Désormais, lorsque des équipements sont construits ou rénovés, nous consultons les pratiquantes afin qu’elles donnent leur avis à l’architecte et à la collectivité porteuse du projet. Elles sont là pour vérifier si le projet correspond à leurs attentes. C’est ainsi que nous avons agrandi, au dernier moment, un vestiaire dédié aux femmes, qui, pour une raison inconnue, avait été réduit par rapport aux plans initiaux où il était de même taille que celui des hommes. Nous nous sommes aussi rendu compte que l’éclairage était dominant sur la structure pour mettre en valeur l’architecture mais qu’il était très faible au niveau des accès. Début octobre, je rencontrerai aussi toutes les associations de femmes qui discuteront avec une architecte amenée à développer un projet pour créer un trait d’union entre un quartier politique de la ville (QPV) et un éco-quartier à dominante plus aisée. L’idée est que les femmes des quartiers populaires bénéficient autant du nouvel équipement que leurs homologues. Cette démarche pour toute nouvelle structure est désormais systématique. Les équipements sont en effet un incitateur à la pratique. Il est primordial de s’intéresser au public féminin car il ne faut pas oublier que notamment dans ces quartiers politiques de la ville, les femmes se retrouvent souvent en retrait. Aussi, nous avons un devoir d’intégration qu’une entrée par le sport peut faciliter.
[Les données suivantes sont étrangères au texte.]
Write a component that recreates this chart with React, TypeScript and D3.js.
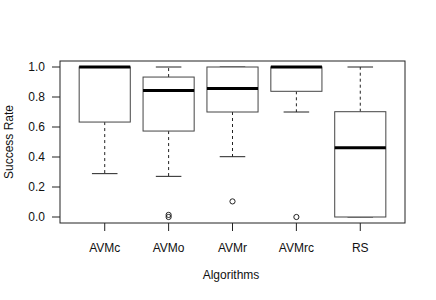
import React from "react";
import * as d3 from "d3";

const categories = ["AVMc", "AVMo", "AVMr", "AVMrc", "RS"];
const lowerWhisker = [0.289, 0.271, 0.402, 0.70, 0.0];
const q1 = [0.633, 0.573, 0.70, 0.838, 0.0];
const median = [1.0, 0.844, 0.856, 1.0, 0.462];
const q3 = [1.0, 0.933, 1.0, 1.0, 0.702];
const upperWhisker = [1.0, 1.0, 1.0, 1.0, 1.0];
const outliers: number[][] = [[], [0.0, 0.014], [0.104], [0.0], []];
const yTicks = [0, 0.2, 0.4, 0.6, 0.8, 1.0];

export default function App() {
  const W = 436, H = 300;
  const left = 60, right = 405, top = 61, bottom = 223;
  const n = categories.length;
  const x = d3.scaleLinear().domain([0.5 - 0.04 * n, n + 0.5 + 0.04 * n]).range([left, right]);
  const y = d3.scaleLinear().domain([-0.04, 1.04]).range([bottom, top]);
  const bw = (x(1) - x(0)) * 0.8;
  const tick = 8;
  const font = "Liberation Sans, Arial, Helvetica, sans-serif";
  return (
    <svg width={W} height={H} style={{ position: "absolute", left: 0, top: 0 }} fontFamily={font}>
      <rect width={W} height={H} fill="white" />
      <rect x={left} y={top} width={right - left} height={bottom - top} fill="none" stroke="#222" strokeWidth={1} />
      {categories.map((c, i) => {
        const cx = x(i + 1);
        return (
          <g key={c}>
            <line x1={cx} x2={cx} y1={y(q1[i])} y2={y(lowerWhisker[i])} stroke="#222" strokeDasharray="3,3" />
            <line x1={cx} x2={cx} y1={y(q3[i])} y2={y(upperWhisker[i])} stroke="#222" strokeDasharray="3,3" />
            <line x1={cx - bw / 4} x2={cx + bw / 4} y1={y(lowerWhisker[i])} y2={y(lowerWhisker[i])} stroke="#222" />
            <line x1={cx - bw / 4} x2={cx + bw / 4} y1={y(upperWhisker[i])} y2={y(upperWhisker[i])} stroke="#222" />
            <rect x={cx - bw / 2} y={y(q3[i])} width={bw} height={Math.max(0.01, y(q1[i]) - y(q3[i]))} fill="white" stroke="#444" strokeWidth={1} />
            <line x1={cx - bw / 2} x2={cx + bw / 2} y1={y(median[i])} y2={y(median[i])} stroke="black" strokeWidth={3} />
            {outliers[i].map((v, j) => (
              <circle key={j} cx={cx} cy={y(v)} r={2.6} fill="none" stroke="#222" strokeWidth={1} />
            ))}
            <line x1={cx} x2={cx} y1={bottom} y2={bottom + tick} stroke="#222" />
            <text x={cx} y={251.5} textAnchor="middle" fontSize={12} fill="#111">{c}</text>
          </g>
        );
      })}
      {yTicks.map((t) => (
        <g key={t}>
          <line x1={left - tick} x2={left} y1={y(t)} y2={y(t)} stroke="#222" />
          <text x={left - 15} y={y(t) + 4} textAnchor="end" fontSize={12} fill="#111">{t.toFixed(1)}</text>
        </g>
      ))}
      <text x={231} y={279} textAnchor="middle" fontSize={12} fill="#111">Algorithms</text>
      <text transform={`translate(13,${(top + bottom) / 2}) rotate(-90)`} textAnchor="middle" fontSize={12} fill="#111">Success Rate</text>
    </svg>
  );
}
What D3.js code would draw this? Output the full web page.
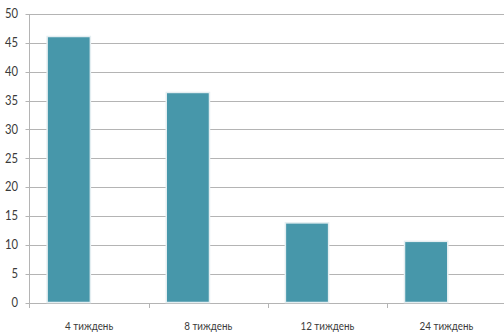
<!DOCTYPE html>
<html><head><meta charset="utf-8">
<script src="https://cdn.jsdelivr.net/npm/d3@7"></script>
<style>
body{margin:0;background:#fff;}
svg{display:block;}
text{font-family:Lato,"DejaVu Sans Condensed",sans-serif;fill:#3a3a3a;}
</style></head>
<body><svg id="c" width="504" height="334"></svg>
<script>
const categories = ["4 тиждень","8 тиждень","12 тиждень","24 тиждень"];
const values = [46.1, 36.4, 13.8, 10.6];
const yTicks = [0,5,10,15,20,25,30,35,40,45,50];

(function(){
const svg = d3.select("#c");
const mLeft = 29.5, mRight = 506, mTop = 14, mBottom = 302.5;
const x = d3.scaleBand().domain(categories).range([mLeft, mRight]).padding(0);
const y = d3.scaleLinear().domain([0,50]).range([mBottom, mTop]);

svg.append("g").selectAll("line").data(yTicks).join("line")
  .attr("x1", mLeft).attr("x2", 504)
  .attr("y1", d => Math.round(y(d)) + 0.5).attr("y2", d => Math.round(y(d)) + 0.5)
  .attr("stroke", "#b4b4b4").attr("stroke-width", 1);

svg.append("g").selectAll("line").data(yTicks).join("line")
  .attr("x1", mLeft - 4).attr("x2", mLeft)
  .attr("y1", d => Math.round(y(d)) + 0.5).attr("y2", d => Math.round(y(d)) + 0.5)
  .attr("stroke", "#b4b4b4");

svg.append("line").attr("x1", mLeft).attr("x2", mLeft)
  .attr("y1", mTop).attr("y2", Math.round(mBottom) + 5)
  .attr("stroke", "#b4b4b4");

svg.append("g").selectAll("line").data(categories.slice(1)).join("line")
  .attr("x1", d => Math.round(x(d)) + 0.5).attr("x2", d => Math.round(x(d)) + 0.5)
  .attr("y1", Math.round(mBottom)).attr("y2", Math.round(mBottom) + 5)
  .attr("stroke", "#b4b4b4");

svg.append("g").selectAll("text").data(yTicks).join("text")
  .attr("transform", d => `translate(18,${y(d)}) scale(0.9,1)`)
  .attr("dy", "0.35em")
  .attr("text-anchor", "end").attr("font-size", 12.5).text(d => d);

const bw = x.bandwidth();
svg.append("g").selectAll("rect").data(values).join("rect")
  .attr("x", (d,i) => x(categories[i]) + bw * 0.148)
  .attr("width", bw * 0.363)
  .attr("y", d => y(d))
  .attr("height", d => y(0) - y(d))
  .attr("fill", "#4797aa")
  .attr("stroke", "#e4eef1").attr("stroke-width", 1.5);

svg.append("g").selectAll("text").data(categories).join("text")
  .attr("transform", d => `translate(${x(d) + bw / 2},330) scale(0.82,1)`)
  .attr("text-anchor", "middle").attr("font-size", 12).text(d => d);
})();
</script></body></html>
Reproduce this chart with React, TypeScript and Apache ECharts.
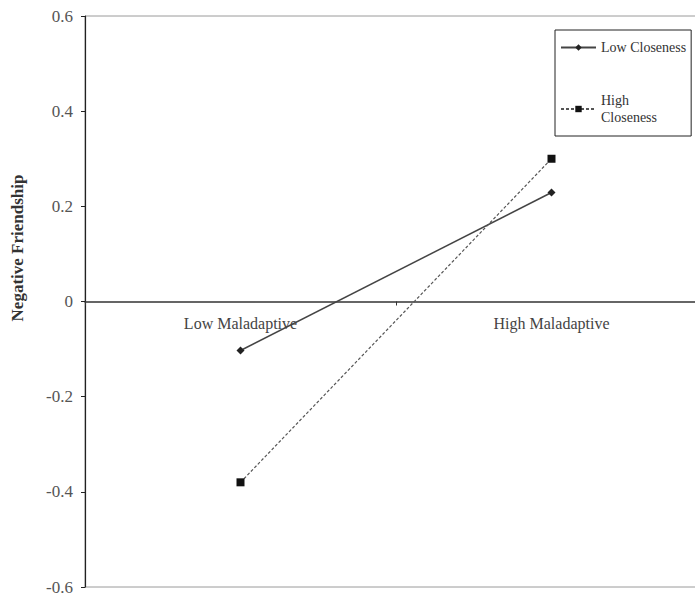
import React, { useEffect, useRef } from "react";
import * as echarts from "echarts";

const categories = ["Low Maladaptive", "High Maladaptive"];
const lowCloseness = [-0.103, 0.229];
const highCloseness = [-0.38, 0.3];
const seriesNames = ["Low Closeness", "High Closeness"];
const yTicks = { min: -0.6, max: 0.6, interval: 0.2 };

const FONT = "'Liberation Serif', 'Times New Roman', serif";

export default function App() {
  const ref = useRef<HTMLDivElement>(null);
  useEffect(() => {
    if (!ref.current) return;
    const chart = echarts.init(ref.current, undefined, { renderer: "svg" });
    const gridTop = 16;
    const gridHeight = 571;
    chart.setOption({
      animation: false,
      backgroundColor: "#fff",
      textStyle: { fontFamily: FONT },
      grid: {
        left: 85,
        top: gridTop,
        width: 622,
        height: gridHeight,
        containLabel: false,
        outerBoundsMode: "none",
        show: true,
        borderColor: "#9a9a9a",
        borderWidth: 1,
        backgroundColor: "transparent",
      },
      legend: {
        data: seriesNames,
        orient: "vertical",
        left: 555,
        top: 30,
        width: 133,
        itemWidth: 35,
        itemHeight: 8,
        itemGap: 36,
        padding: [9, 5, 10, 5],
        borderColor: "#222",
        borderWidth: 1,
        formatter: (n: string) => (n === "High Closeness" ? "High\nCloseness" : n),
        textStyle: { fontFamily: FONT, fontSize: 14, color: "#333", lineHeight: 17 },
      },
      xAxis: {
        type: "category",
        data: categories,
        boundaryGap: true,
        position: "bottom",
        offset: -gridHeight / 2,
        axisLine: { onZero: false, lineStyle: { color: "#333", width: 1.5 } },
        axisTick: { show: true, length: 4, lineStyle: { color: "#333" } },
        axisLabel: { fontFamily: FONT, fontSize: 16, color: "#444", margin: 14 },
        splitLine: { show: false },
      },
      yAxis: {
        type: "value",
        min: yTicks.min,
        max: yTicks.max,
        interval: yTicks.interval,
        axisLine: { show: true, lineStyle: { color: "#222", width: 1.2 } },
        axisTick: { show: true, length: 4, lineStyle: { color: "#222" } },
        axisLabel: {
          fontFamily: FONT,
          fontSize: 17,
          color: "#555",
          margin: 12,
          formatter: (v: number) => (Math.abs(v) < 1e-9 ? "0" : v.toFixed(1)),
        },
        splitLine: { show: false },
      },
      graphic: [
        {
          type: "text",
          x: 17,
          y: 248,
          rotation: Math.PI / 2,
          style: {
            text: "Negative Friendship",
            fontFamily: FONT,
            fontSize: 17,
            fontWeight: "bold",
            fill: "#333",
            align: "center",
            verticalAlign: "middle",
          },
        },
      ],
      series: [
        {
          name: seriesNames[0],
          type: "line",
          data: lowCloseness,
          symbol: "diamond",
          symbolSize: 8,
          itemStyle: { color: "#222" },
          lineStyle: { color: "#444", width: 1.5, type: "solid" },
        },
        {
          name: seriesNames[1],
          type: "line",
          data: highCloseness,
          symbol: "rect",
          symbolSize: 8,
          itemStyle: { color: "#111" },
          lineStyle: { color: "#555", width: 1.2, type: [3, 2] },
        },
      ],
    });
    return () => chart.dispose();
  }, []);
  return (
    <div
      ref={ref}
      style={{ position: "absolute", left: 0, top: 0, width: 695, height: 596 }}
    />
  );
}
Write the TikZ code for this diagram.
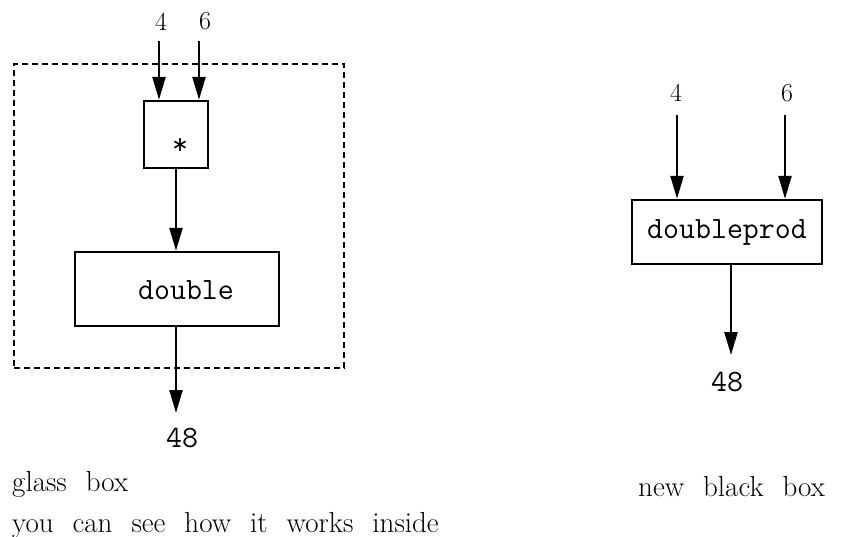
\documentclass[tikz,border=0pt]{standalone}
\usepackage{fontspec}
\usetikzlibrary{arrows.meta}
% caption font: large serif with wide word spaces
\newcommand\capfont{\fontsize{29}{35}\selectfont\spaceskip19pt\relax}
\begin{document}
\begin{tikzpicture}[x=1pt,y=-1pt,
  wire/.style={line width=2.4pt,-{Triangle[length=23pt,width=13pt]}},
  block/.style={draw,line width=2.4pt,inner sep=0pt},
  code/.style={inner sep=0pt,font=\ttfamily\fontsize{31}{36}\selectfont},
  num/.style={inner sep=0pt,font=\fontsize{26}{30}\selectfont},
  caption/.style={inner sep=0pt,anchor=base west,font=\capfont},
  glassframe/.style={draw,line width=2.4pt,dash pattern=on 6pt off 4pt,inner sep=0pt}]
\useasboundingbox (0,0) rectangle (845,537);

% ---- glass box: the inside of doubleprod is visible ----
\node[glassframe,minimum width=330pt,minimum height=304pt] (glass) at (179,216) {};

\node[block,minimum width=64pt,minimum height=67pt] (mul) at (176,134.5) {};
\node[code,anchor=base] (mulsign) at (180,155) {*};
\node[block,minimum width=204pt,minimum height=74pt] (dbl) at (177,289) {};
\node[code] (dbltext) at (186,290) {double};

\node[num] (lab4) at (161,21.5) {4};
\node[num] (lab6) at (205,21.5) {6};
\coordinate (src4) at (159,41);
\coordinate (src6) at (199,41);
\coordinate (sink1) at (176,413);

\draw[wire] (src4) -- (src4 |- mul.north);
\draw[wire] (src6) -- (src6 |- mul.north);
\draw[wire] (mul.south) -- (mul.south |- dbl.north);
\draw[wire] (sink1 |- dbl.south) -- (sink1);
\node[code] (res1) at (182,438) {48};

% ---- the same function as a new black box ----
\node[num] (lab4b) at (676,93) {4};
\node[num] (lab6b) at (787,93) {6};
\coordinate (src4b) at (677,115);
\coordinate (src6b) at (785,115);
\node[block,code,minimum width=190pt,minimum height=64pt] (dp) at (727,232) {doubleprod};
\coordinate (sink2) at (731,355);

\draw[wire] (src4b) -- (src4b |- dp.north);
\draw[wire] (src6b) -- (src6b |- dp.north);
\draw[wire] (sink2 |- dp.south) -- (sink2);
\node[code] (res2) at (727,382) {48};

% ---- captions ----
\node[caption] (cap1) at (12,491) {glass box};
\node[caption] (cap2) at (12,532) {you can see how it works inside};
\node[caption] (cap3) at (638,496) {new black box};
\end{tikzpicture}
\end{document}
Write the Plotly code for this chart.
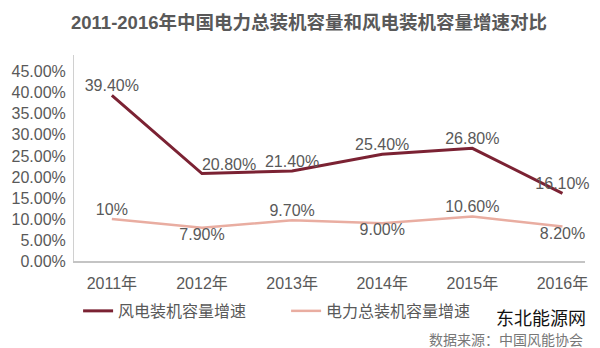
import plotly.graph_objects as go

years = ["2011年", "2012年", "2013年", "2014年", "2015年", "2016年"]
wind_growth = [0.394, 0.208, 0.214, 0.254, 0.268, 0.161]
total_growth = [0.10, 0.079, 0.097, 0.090, 0.106, 0.082]
wind_labels = ["39.40%", "20.80%", "21.40%", "25.40%", "26.80%", "16.10%"]
total_labels = ["10%", "7.90%", "9.70%", "9.00%", "10.60%", "8.20%"]
series_names = ["风电装机容量增速", "电力总装机容量增速"]
y_ticks = [0, 0.05, 0.10, 0.15, 0.20, 0.25, 0.30, 0.35, 0.40, 0.45]

FONT = "Liberation Sans, Arial, Noto Sans CJK SC, sans-serif"
GRAY = "#595959"
DARK = "#7B2233"
LIGHT = "#E9ADA1"

fig = go.Figure()
fig.add_trace(go.Scatter(
    x=list(range(len(years))), y=wind_growth, name=series_names[0],
    mode="lines+text", text=wind_labels,
    textposition=["top center", "top right", "top center",
                  "top center", "top center", "top center"],
    textfont=dict(size=16, color=GRAY, family=FONT),
    line=dict(color=DARK, width=3), cliponaxis=False,
))
fig.add_trace(go.Scatter(
    x=list(range(len(years))), y=total_growth, name=series_names[1],
    mode="lines+text", text=total_labels,
    textposition=["top center", "bottom center", "top center",
                  "bottom center", "top center", "bottom center"],
    textfont=dict(size=16, color=GRAY, family=FONT),
    line=dict(color=LIGHT, width=2.5), cliponaxis=False,
))

fig.update_layout(
    width=600, height=348,
    margin=dict(l=72, r=15, t=55, b=87),
    paper_bgcolor="white", plot_bgcolor="white",
    font=dict(family=FONT, size=16, color=GRAY),
    title=dict(text="<b>2011-2016年中国电力总装机容量和风电装机容量增速对比</b>",
               x=0.515, xanchor="center", y=0.935, yanchor="middle",
               font=dict(size=18.5, color=GRAY, family=FONT)),
    showlegend=True,
    legend=dict(orientation="h", x=0.008, xanchor="left", y=-0.16, yanchor="top",
                font=dict(size=16, color=GRAY, family=FONT),
                entrywidth=163, entrywidthmode="pixels",
                bgcolor="rgba(0,0,0,0)"),
    xaxis=dict(tickmode="array", tickvals=list(range(len(years))), ticktext=years,
               range=[-0.42, 5.25], showgrid=False, zeroline=False,
               showline=True, linecolor="#C4C4C4", linewidth=2, ticks="",
               ticklabelstandoff=7,
               tickfont=dict(size=16, color=GRAY, family=FONT)),
    yaxis=dict(tickmode="array", tickvals=y_ticks, tickformat=".2%",
               range=[0, 0.49], showgrid=False, zeroline=False,
               showline=True, linecolor="#D0D0D0", linewidth=1, ticks="",
               ticklabelstandoff=4,
               tickfont=dict(size=16, color=GRAY, family=FONT)),
)

fig.add_annotation(text="东北能源网", xref="paper", yref="paper",
                   x=1.005, y=(261 - 317) / 206, xanchor="right", yanchor="middle",
                   showarrow=False,
                   font=dict(size=18, color="#111111", family="Noto Sans CJK SC"))
fig.add_annotation(text="数据来源：中国风能协会", xref="paper", yref="paper",
                   x=1.0, y=(261 - 339) / 206, xanchor="right", yanchor="middle",
                   showarrow=False,
                   font=dict(size=14, color="#777777", family="Noto Sans CJK SC"))

fig.write_html("out.html")
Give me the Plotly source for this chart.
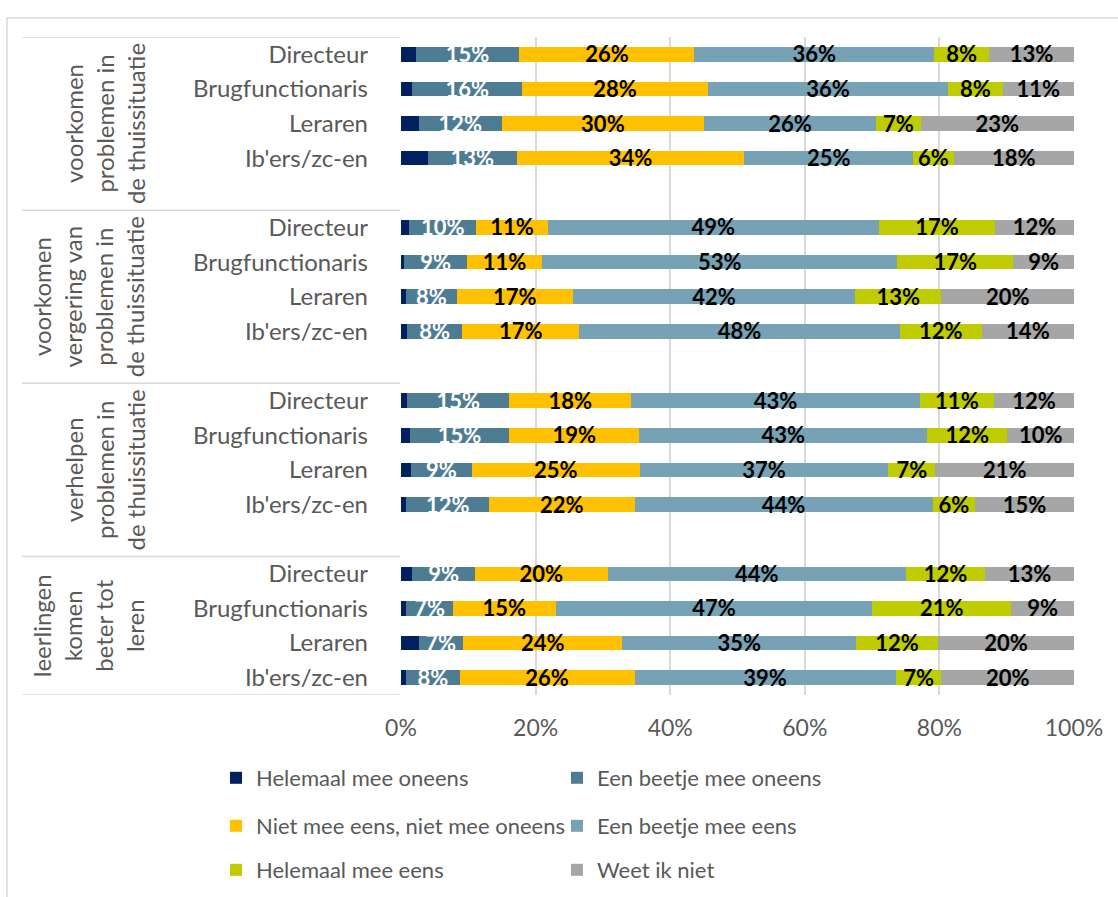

Nous travaillons aussi avec des urbanistes afin de mettre en place un mobilier urbain intelligent qui permette une qualité de vie portée par des pratiques sportives en accès libre. Il s’agit alors de bien les positionner pour, une nouvelle fois, favoriser une mixité dans les usages. Enfin, en mai 2017, nous avons mis en place une activité physique gratuite encadrée dans tous les quartiers, à la même heure le samedi. Depuis le lancement, cette activité est fréquentée par 87% de femmes. Autrement dit, grâce à cet encadrement, cette offre apparait aux femmes plus sécurisée et correspondant à leurs attentes (pratiques douces comme le fitness, la marche nordique, etc.). Cette action s’inscrit dans une logique de prévention qui vise à préserver le capital santé de nos concitoyennes, un véritable enjeu de politique publique.

 DOSSIER IT29.pdf

Quelles solutions doivent êtres mises en place pour s’adapter à l’emploi du temps des femmes ?

À travers notre Observatoire, nous constatons qu’il n’existe que très peu d’offres sportives féminines entre 20h et 21h30. Dans nos contrats d’objectifs, nous demandons aux clubs d’orienter, autant que faire se peut, leur gouvernance vers la parité, de changer les horaires et d’organiser des journées de sensibilisation et de découvertes. Nous constatons néanmoins que les clubs s’inscrivent toujours dans un esprit de compétition au lieu de s’ouvrir aux publics féminins ou familiaux. Les femmes ne se retrouvent donc pas dans cette offre alors qu’elles ont une grande connaissance des pratiques sportives. En effet, ce sont elles qui gèrent les allées et venues de leurs enfants dans les clubs. De ce fait, en attentant leurs progénitures, elles lisent toutes les affiches du club mais ne se retrouvent pas dans ce qui est proposé. C’est la raison pour laquelle, et cela fonctionne, il est nécessaire que les clubs proposent des activités durant la journée, un créneau plus adapté aux femmes.

Dans les collectivités, nous pouvons également prendre des initiatives. Je pense, par exemple aux « dimanche sans voiture » où, à Bordeaux, des activités sportives permettent à une partie des 30% des Bordelais qui ne faisaient jusqu’alors aucun sport de venir faire du fitness, de la marche nordique, etc. La démarche de proximité, au plus près des habitants, est importante car elle peut ensuite orienter des femmes vers des clubs. Autre exemple, en été, nous offrons quatre semaines de sport gratuit qui accueillent 40 000 personnes dont 70% d’adolescents. Ces derniers sont composés pour moitié d’adolescentes. Lorsque nous organisons un événement de grande ampleur, nous arrivons ainsi à attirer un public féminin. Les obstacles à la pratique sportive féminine doivent être levés très rapidement par des démarches nombreuses, de proximité ou à grande échelle, qui démontrent, in fine, que faire du sport, pour toutes les femmes, c’est possible.